By Deane Barker on September 29, 2005

Computers hang up SBA loans: The Small Business Administration “upgraded” their computer system last December.

Because of the new computer system, paperwork that once took 30 minutes now takes hours, workers for the SBA say. The network that connects inspectors with their offices is frequently down. And workers in the field say they can’t read the screens of their tablet-style computers in the glare of Gulf Coast sunlight.

The head of the agency, Hector Barreto, defended the system last week in congressional testimony. He said the $23.7 million system was state of the art and more secure. “All of this is an improvement over our old system,” Barreto said.

The begining of this excerpt doesn’t match the end. How can an increase in processing time from 30 minutes to “hours” be considered “an improvement over [the] old system”?

Gadgetopia

Comments

  1. Oh, you haven’t met the monolith that is Banner. The university that I attend recently paid millions upon millions of dollars for a “integrate-everything” system called Banner that has been a nightmare for everyone. Payroll takes about 4 times as long as before. Professors couldn’t get anything more than a list of names for their class rosters. And apparently, if you’re charging a University account number, and you mess up and type one that doesn’t exist, it creates a new account with a negative balance.

    Brilliant.

  2. Sounds like the new database system my brother is forced to use at his job. They had a home grown system using Access and Excel that was working pretty good for them. Then someone, somewhere got sold an integrated system. Now they do four times the work just so that a few bits of data are conistent throughout the organization. Of course no one in a position to change things is going to admit they spent multi-millions of dollars on a system that doesn’t work.

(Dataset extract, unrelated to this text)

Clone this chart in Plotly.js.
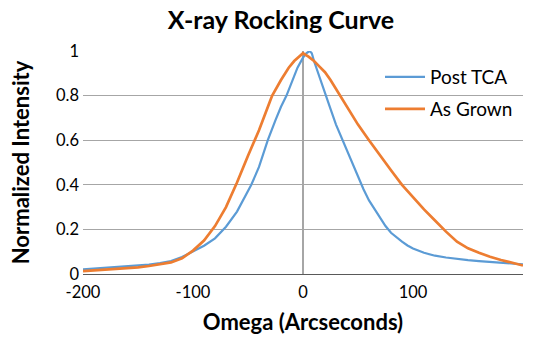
<!DOCTYPE html>
<html>
<head>
<meta charset="utf-8">
<script src="https://cdn.plot.ly/plotly-3.0.1.min.js"></script>
<style>html,body{margin:0;padding:0;background:#fff;}#chart{width:535px;height:339px;}</style>
</head>
<body>
<div id="chart"></div>
<script>
var seriesNames = ["Post TCA", "As Grown"];
var postTcaX = [-200,-190,-180,-170,-160,-150,-140,-130,-120,-110,-100,-90,-80,-72,-70,-60,-50,-47,-40,-32,-25,-20,-15,-10,-5,0,3,6,8,10,13,16,20,25,30,36,40,45,50,55,60,65,70,75,80,85,90,95,100,110,120,130,140,150,160,170,180,190,200];
var postTcaY = [0.021,0.024,0.027,0.030,0.033,0.037,0.042,0.049,0.058,0.076,0.100,0.127,0.160,0.200,0.212,0.280,0.370,0.400,0.480,0.600,0.690,0.750,0.800,0.860,0.925,0.970,0.990,1.000,0.990,0.955,0.910,0.870,0.810,0.740,0.670,0.600,0.550,0.490,0.430,0.380,0.330,0.290,0.250,0.215,0.185,0.163,0.145,0.128,0.114,0.095,0.082,0.074,0.067,0.062,0.058,0.054,0.050,0.047,0.043];
var asGrownX = [-200,-190,-180,-170,-160,-150,-140,-130,-120,-110,-100,-90,-82,-80,-70,-60,-50,-44,-40,-30,-28,-20,-13,-8,-3,0,5,10,15,20,25,30,33,40,50,60,70,80,90,100,110,120,130,140,150,160,170,180,190,200];
var asGrownY = [0.013,0.016,0.019,0.022,0.026,0.030,0.036,0.043,0.052,0.070,0.105,0.150,0.200,0.215,0.300,0.410,0.530,0.600,0.645,0.775,0.800,0.870,0.925,0.955,0.975,0.990,0.975,0.955,0.930,0.905,0.870,0.830,0.800,0.745,0.670,0.600,0.530,0.465,0.400,0.345,0.290,0.240,0.190,0.145,0.115,0.095,0.077,0.063,0.051,0.038];
var xTicks = [-200,-100,0,100,200];
var yTicks = [0,0.2,0.4,0.6,0.8,1];
var yTickText = ["0","0.2","0.4","0.6","0.8","1"];

var font = "Lato, 'Open Sans', sans-serif";
var traces = [
  {x: postTcaX, y: postTcaY, type: "scatter", mode: "lines", name: seriesNames[0],
   line: {color: "#5B9BD5", width: 2.2}, legend: "legend"},
  {x: asGrownX, y: asGrownY, type: "scatter", mode: "lines", name: seriesNames[1],
   line: {color: "#ED7D31", width: 2.7}, legend: "legend2"}
];
var layout = {
  width: 535, height: 339,
  margin: {l: 83, r: 12, t: 51, b: 65},
  paper_bgcolor: "#fff", plot_bgcolor: "#fff",
  font: {family: font, size: 16.5, color: "#000"},
  title: {text: "<b>X-ray Rocking Curve</b>", font: {family: font, size: 25, color: "#000"}, xref: "paper", x: 0.45, xanchor: "center", yref: "container", y: 0.94, yanchor: "middle"},
  xaxis: {range: [-200, 200], tickvals: xTicks, ticktext: xTicks.map(String), showgrid: false,
          zeroline: true, zerolinecolor: "#A6A6A6", zerolinewidth: 1.3,
          showline: true, linecolor: "#595959", linewidth: 1.3, ticks: "", ticklabelstandoff: 3,
          tickfont: {family: font, size: 16.5, color: "#000"},
          title: {text: "<b>Omega (Arcseconds)</b>", font: {family: font, size: 22, color: "#000"}, standoff: 13}},
  yaxis: {range: [0, 1], tickvals: yTicks, ticktext: yTickText, showgrid: true,
          gridcolor: "#A6A6A6", gridwidth: 1.1, zeroline: false, showline: false, ticks: "", ticklabelstandoff: 3,
          tickfont: {family: font, size: 16.5, color: "#000"},
          title: {text: "<b>Normalized Intensity</b>", font: {family: font, size: 22, color: "#000"}, standoff: 20}},
  showlegend: true,
  legend: {x: 0.675, y: 0.883, xanchor: "left", yanchor: "middle", bgcolor: "rgba(0,0,0,0)", font: {family: font, size: 19, color: "#000"}, itemwidth: 40},
  legend2: {x: 0.675, y: 0.74, xanchor: "left", yanchor: "middle", bgcolor: "rgba(0,0,0,0)", font: {family: font, size: 19, color: "#000"}, itemwidth: 40}
};
Plotly.newPlot("chart", traces, layout, {displayModeBar: false, staticPlot: true});
</script>
</body>
</html>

  3. The SBA system works fine. It is having some growing pains but 99% of the problems are “operator malfunction” of people in the field.

  4. 99% of the problems are “operator malfunction” of people in the field.

    If you’re having that many problems, and 99% of the them are operator error, then — in my mind — a lot fo the blame falls back on this system. What kind of system is it that generates that many operator errors?